▶ **Exercise requirements**:
Only the lines from the one with "Give me the Bokeh source for this chart." to the one with "years = list(range(1929, 2012))", both included, should be output, without any images.
* Begin *
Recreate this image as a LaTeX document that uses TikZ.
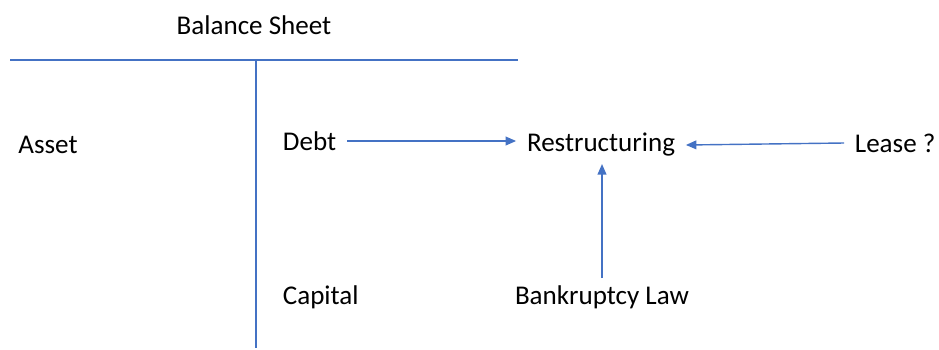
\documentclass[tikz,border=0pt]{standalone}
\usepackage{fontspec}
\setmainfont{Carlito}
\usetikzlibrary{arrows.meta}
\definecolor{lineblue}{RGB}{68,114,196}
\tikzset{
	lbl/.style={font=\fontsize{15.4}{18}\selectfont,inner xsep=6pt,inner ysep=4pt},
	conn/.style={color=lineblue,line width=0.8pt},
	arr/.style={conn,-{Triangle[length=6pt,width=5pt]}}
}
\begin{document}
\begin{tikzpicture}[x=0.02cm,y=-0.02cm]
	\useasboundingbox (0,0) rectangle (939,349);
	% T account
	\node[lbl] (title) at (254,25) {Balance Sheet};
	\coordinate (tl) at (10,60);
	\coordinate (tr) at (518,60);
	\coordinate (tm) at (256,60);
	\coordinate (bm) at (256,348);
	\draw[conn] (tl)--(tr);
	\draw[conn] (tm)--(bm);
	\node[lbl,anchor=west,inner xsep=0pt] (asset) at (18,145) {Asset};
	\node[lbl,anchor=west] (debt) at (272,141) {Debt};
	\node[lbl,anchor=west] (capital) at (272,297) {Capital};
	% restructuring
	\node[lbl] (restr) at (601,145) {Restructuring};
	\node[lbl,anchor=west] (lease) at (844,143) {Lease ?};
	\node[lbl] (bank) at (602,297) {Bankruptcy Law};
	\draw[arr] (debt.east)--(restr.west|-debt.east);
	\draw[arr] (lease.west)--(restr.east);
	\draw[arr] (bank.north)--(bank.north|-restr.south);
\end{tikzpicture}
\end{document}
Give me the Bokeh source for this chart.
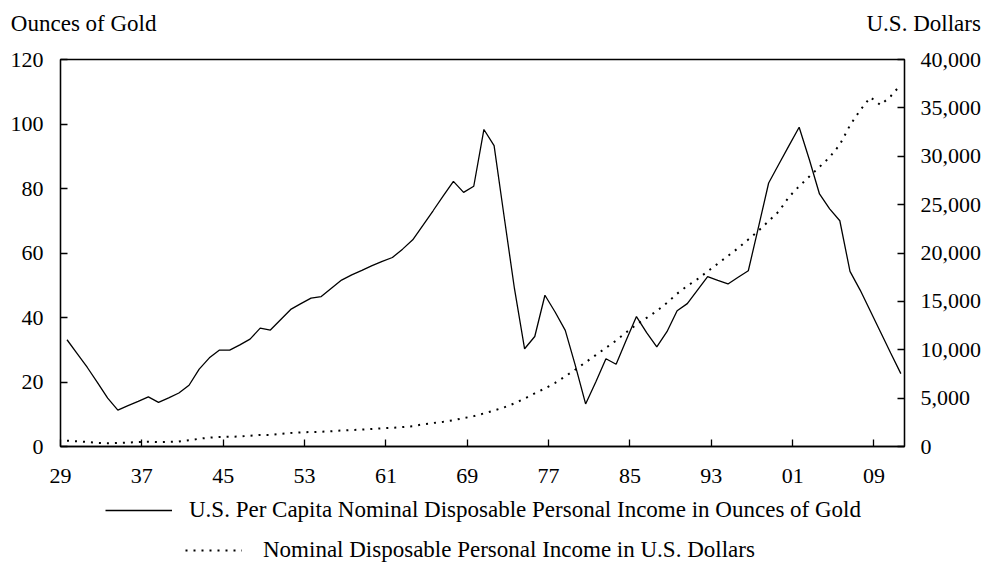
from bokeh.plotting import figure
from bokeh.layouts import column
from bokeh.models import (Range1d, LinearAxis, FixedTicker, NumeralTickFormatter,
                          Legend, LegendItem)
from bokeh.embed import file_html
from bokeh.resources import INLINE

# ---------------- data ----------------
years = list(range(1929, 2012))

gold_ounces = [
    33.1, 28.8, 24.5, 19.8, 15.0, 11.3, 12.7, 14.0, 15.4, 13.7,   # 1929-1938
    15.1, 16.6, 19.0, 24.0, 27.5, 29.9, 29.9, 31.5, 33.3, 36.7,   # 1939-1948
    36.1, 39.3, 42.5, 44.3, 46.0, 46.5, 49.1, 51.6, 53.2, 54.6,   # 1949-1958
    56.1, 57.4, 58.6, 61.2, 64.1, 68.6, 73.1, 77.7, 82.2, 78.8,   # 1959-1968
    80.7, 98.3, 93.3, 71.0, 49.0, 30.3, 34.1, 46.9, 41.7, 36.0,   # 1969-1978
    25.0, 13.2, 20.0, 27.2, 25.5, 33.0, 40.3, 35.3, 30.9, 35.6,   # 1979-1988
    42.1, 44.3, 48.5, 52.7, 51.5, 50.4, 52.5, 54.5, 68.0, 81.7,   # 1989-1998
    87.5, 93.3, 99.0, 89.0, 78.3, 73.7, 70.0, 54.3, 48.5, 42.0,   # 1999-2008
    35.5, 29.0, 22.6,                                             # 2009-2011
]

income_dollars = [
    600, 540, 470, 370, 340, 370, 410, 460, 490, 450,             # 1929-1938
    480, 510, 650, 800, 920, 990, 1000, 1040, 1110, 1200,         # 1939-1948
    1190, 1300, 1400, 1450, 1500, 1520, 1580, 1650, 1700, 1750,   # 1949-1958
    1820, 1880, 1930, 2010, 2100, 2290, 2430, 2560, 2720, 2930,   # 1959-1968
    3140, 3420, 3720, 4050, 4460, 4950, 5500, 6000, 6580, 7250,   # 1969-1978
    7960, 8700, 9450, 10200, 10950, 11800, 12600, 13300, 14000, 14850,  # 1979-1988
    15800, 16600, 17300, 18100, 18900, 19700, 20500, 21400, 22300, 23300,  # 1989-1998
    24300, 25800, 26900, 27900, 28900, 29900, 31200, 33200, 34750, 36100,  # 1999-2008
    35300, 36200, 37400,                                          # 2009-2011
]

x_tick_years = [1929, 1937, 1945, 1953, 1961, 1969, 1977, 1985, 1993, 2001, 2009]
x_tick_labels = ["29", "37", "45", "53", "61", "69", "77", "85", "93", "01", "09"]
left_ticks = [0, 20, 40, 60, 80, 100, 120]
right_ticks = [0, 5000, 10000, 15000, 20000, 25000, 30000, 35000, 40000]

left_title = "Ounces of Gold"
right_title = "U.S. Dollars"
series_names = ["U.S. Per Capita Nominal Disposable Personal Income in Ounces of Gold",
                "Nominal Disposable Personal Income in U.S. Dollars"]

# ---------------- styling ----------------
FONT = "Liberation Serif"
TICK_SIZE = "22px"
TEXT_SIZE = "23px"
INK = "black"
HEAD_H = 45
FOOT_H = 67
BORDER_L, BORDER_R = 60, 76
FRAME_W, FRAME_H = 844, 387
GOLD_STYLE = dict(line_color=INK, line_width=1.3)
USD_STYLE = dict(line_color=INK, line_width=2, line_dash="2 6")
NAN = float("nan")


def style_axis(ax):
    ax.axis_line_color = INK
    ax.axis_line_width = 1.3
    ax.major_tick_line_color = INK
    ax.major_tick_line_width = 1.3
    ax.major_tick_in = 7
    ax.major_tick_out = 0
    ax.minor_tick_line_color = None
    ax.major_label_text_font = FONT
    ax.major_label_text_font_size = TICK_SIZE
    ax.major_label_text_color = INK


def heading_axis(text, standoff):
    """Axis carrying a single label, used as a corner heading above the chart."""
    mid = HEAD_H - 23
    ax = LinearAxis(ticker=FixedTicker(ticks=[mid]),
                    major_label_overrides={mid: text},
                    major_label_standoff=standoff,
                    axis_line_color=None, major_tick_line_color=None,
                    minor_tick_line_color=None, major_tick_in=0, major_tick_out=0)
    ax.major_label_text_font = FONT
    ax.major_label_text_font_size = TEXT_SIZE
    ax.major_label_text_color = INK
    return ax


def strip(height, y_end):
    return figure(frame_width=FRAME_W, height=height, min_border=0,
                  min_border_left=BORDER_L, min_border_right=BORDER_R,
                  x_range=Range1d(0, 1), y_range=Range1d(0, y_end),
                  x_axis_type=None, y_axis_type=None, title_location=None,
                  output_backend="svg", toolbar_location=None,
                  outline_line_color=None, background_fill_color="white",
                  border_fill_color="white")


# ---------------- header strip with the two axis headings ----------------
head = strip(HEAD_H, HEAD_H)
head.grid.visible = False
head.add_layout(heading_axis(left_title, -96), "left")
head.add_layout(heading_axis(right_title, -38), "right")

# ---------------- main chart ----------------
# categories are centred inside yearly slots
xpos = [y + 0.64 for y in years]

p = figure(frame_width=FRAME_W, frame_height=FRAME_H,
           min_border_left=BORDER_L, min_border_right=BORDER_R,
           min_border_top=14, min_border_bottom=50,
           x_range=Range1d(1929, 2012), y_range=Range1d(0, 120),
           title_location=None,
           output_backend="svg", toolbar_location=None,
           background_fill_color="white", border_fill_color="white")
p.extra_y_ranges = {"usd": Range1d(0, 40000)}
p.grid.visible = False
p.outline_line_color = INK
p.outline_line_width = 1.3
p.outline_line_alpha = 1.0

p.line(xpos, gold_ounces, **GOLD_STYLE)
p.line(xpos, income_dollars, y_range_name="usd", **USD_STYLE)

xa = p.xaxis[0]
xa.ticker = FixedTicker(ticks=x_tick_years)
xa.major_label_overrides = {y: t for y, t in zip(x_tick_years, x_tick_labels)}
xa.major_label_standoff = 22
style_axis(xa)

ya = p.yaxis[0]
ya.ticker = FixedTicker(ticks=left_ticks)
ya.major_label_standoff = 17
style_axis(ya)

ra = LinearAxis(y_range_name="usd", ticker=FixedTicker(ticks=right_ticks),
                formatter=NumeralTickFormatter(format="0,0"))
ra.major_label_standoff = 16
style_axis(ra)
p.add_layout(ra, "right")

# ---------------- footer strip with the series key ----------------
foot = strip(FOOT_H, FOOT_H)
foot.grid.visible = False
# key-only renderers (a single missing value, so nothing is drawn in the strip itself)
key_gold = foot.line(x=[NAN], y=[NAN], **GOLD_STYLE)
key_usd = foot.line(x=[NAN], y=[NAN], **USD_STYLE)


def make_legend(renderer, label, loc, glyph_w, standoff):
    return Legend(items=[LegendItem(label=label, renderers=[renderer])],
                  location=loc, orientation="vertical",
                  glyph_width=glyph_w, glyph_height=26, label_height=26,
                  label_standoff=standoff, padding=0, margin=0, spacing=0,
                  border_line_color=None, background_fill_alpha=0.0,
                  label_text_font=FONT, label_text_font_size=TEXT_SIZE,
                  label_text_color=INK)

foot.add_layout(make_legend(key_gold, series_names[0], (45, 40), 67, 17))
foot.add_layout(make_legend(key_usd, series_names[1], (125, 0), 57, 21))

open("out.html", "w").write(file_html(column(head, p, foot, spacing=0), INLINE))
* End *
* Begin *
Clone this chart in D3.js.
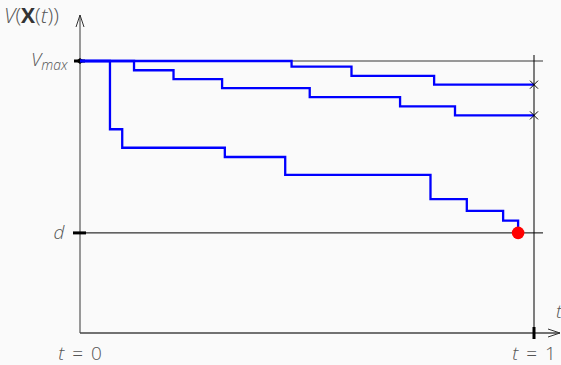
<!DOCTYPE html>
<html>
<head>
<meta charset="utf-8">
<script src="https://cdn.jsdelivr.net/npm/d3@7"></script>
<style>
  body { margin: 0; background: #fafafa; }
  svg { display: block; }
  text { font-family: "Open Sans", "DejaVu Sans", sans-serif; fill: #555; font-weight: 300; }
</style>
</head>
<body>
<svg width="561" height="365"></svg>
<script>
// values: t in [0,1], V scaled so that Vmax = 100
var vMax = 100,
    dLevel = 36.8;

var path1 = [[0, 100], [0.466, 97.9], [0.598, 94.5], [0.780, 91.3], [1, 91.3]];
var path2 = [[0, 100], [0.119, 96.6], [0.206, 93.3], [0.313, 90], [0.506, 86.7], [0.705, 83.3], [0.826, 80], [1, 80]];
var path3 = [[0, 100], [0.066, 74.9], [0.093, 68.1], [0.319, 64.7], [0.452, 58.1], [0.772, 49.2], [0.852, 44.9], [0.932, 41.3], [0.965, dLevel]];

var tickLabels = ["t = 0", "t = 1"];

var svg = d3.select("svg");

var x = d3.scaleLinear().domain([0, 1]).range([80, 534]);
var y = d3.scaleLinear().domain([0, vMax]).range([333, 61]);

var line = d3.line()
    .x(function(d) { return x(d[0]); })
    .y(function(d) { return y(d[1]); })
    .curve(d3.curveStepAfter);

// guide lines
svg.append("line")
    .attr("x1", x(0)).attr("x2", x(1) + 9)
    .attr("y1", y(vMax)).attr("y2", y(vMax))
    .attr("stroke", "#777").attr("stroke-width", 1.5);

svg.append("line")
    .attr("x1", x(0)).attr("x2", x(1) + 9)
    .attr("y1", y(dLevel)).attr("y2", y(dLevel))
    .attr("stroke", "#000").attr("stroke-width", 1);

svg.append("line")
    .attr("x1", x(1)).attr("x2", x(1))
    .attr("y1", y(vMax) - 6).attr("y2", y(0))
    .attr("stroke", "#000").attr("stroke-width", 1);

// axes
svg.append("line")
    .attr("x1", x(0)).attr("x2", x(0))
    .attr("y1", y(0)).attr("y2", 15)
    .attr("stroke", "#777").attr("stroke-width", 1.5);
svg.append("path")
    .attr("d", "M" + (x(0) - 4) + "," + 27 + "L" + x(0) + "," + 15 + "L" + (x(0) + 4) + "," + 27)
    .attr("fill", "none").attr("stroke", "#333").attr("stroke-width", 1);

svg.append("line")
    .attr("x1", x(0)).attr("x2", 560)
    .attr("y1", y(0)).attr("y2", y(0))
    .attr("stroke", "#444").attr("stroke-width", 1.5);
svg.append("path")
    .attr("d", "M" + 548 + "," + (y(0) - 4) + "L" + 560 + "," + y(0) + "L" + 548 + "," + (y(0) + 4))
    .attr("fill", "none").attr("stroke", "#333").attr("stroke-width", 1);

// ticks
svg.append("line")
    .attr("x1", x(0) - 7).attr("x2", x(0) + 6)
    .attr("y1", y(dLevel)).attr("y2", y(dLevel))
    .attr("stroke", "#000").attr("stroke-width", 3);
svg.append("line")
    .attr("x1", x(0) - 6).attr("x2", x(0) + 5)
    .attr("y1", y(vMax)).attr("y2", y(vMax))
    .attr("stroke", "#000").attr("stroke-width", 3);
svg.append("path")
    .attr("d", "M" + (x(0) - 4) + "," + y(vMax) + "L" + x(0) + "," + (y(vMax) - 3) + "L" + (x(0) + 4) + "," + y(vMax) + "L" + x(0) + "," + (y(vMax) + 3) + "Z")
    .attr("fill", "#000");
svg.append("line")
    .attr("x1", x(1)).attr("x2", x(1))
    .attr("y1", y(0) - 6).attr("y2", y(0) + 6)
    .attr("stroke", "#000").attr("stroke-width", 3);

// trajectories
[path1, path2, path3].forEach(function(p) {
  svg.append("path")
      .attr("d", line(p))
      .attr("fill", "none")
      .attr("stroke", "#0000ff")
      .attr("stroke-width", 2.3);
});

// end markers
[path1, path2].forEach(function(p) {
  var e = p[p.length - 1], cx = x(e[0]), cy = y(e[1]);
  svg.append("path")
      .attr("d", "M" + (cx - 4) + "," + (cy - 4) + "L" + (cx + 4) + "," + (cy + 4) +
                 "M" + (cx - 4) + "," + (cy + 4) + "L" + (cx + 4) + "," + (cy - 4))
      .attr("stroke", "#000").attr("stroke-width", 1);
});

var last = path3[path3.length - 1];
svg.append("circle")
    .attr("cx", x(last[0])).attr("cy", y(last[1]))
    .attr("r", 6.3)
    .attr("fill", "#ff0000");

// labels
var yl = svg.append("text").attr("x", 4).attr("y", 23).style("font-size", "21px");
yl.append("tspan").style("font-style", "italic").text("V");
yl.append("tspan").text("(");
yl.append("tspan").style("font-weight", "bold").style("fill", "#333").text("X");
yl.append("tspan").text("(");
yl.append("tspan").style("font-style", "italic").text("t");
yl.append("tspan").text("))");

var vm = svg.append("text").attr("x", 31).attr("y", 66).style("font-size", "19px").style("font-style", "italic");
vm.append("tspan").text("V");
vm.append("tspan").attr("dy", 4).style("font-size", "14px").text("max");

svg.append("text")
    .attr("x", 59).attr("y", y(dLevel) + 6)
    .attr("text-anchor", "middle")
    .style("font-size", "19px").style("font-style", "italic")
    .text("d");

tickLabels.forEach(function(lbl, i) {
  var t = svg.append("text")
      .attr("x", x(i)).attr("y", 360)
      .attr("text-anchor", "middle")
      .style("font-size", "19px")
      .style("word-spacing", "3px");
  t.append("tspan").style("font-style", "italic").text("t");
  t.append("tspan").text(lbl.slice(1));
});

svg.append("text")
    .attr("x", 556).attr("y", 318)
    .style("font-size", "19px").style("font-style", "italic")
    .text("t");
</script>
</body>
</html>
* End *
▶ **Solution**:
Give me the Bokeh source for this chart.
from bokeh.plotting import figure
from bokeh.layouts import column
from bokeh.models import (Range1d, LinearAxis, FixedTicker, NumeralTickFormatter,
                          Legend, LegendItem)
from bokeh.embed import file_html
from bokeh.resources import INLINE

# ---------------- data ----------------
years = list(range(1929, 2012))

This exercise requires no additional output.